An Escaped Slave Speaks His Mind
Some slaves spoke of their masters with affection and claimed they had never been abused. They might, however, have been playing a role in order to get favors or to survive, while keeping their inner selves hidden. That was true of J. W. Loguen, one of many thousands of slaves who ran away and escaped to the North.
Loguen was born into slavery in Tennessee in 1813. His mother, Cherry, was a slave. His father was a slave owner. As a young man Loguen tried several times to escape slavery. At the age of twenty-one he succeeded and made his way to Canada. In 1860 Loguen received a letter from his former master’s wife.
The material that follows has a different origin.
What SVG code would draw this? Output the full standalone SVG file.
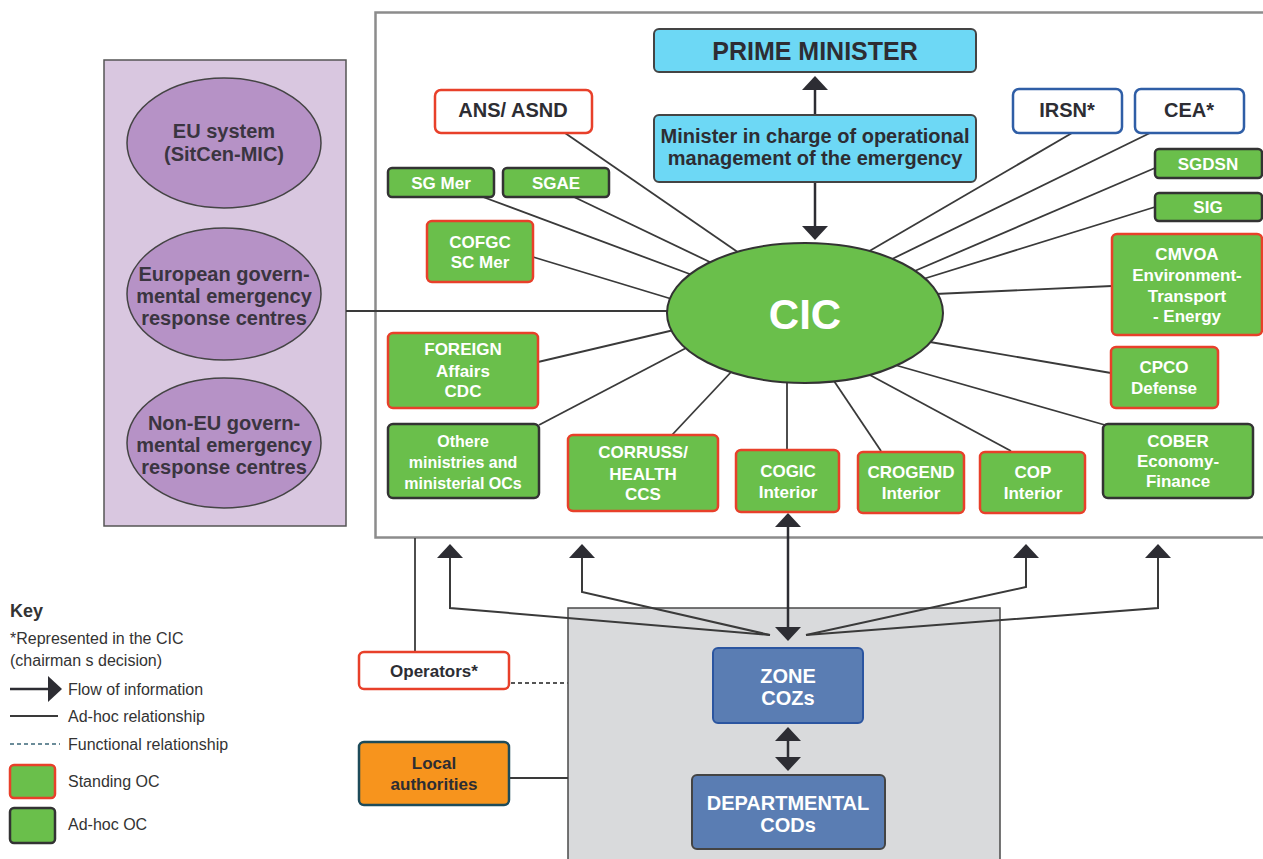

“You know that we reared you as we reared our own children,” she wrote, “that you was never abused, and that shortly before you ran away, when your master asked you if you would like to be sold, you said you would not leave him to go with any body.” She demanded a thousand dollars from Loguen as repayment for the property he had stolen from her—property that was his body.
Loguen’s answering letter included these passionate words:
Wretched woman! Be it known to you that I value my freedom, to say nothing of my mother, brothers and sisters, more than your whole body; more, indeed, than my own life; more than all the lives of all the slaveholders and tyrants under Heaven.
You say you have offers to buy me, and that you shall sell me if I do not send you $1,000, and in the same breath and almost in the same sentence, you say, “You know we raised you as we did our own children.” Woman, did you raise your own children for the market? Did you raise them for the whipping-post? Did you raise them to be drove off in a coffle in chains? Where are my poor bleeding brothers and sisters? Can you tell? Who was it that sent them off into sugar and cotton fields, to be kicked, and cuffed, and whipped, and to groan and die; and where no kin can hear their groans, or attend and sympathize at their dying bed, or follow in their funeral? Wretched woman! Do you say you did not do it? Then I reply, your husband did, and you approved the deed—and the very letter you sent shows me that your heart approves it all. Shame on you.
Loguen settled in New York State and made good use of his freedom. He learned to read, opened several schools for black children, and became an abolitionist. In the years before the Civil War, Loguen turned his home in Syracuse, New York, into a stop on the Underground Railroad, the network of shelters for escaped slaves making their way to freedom.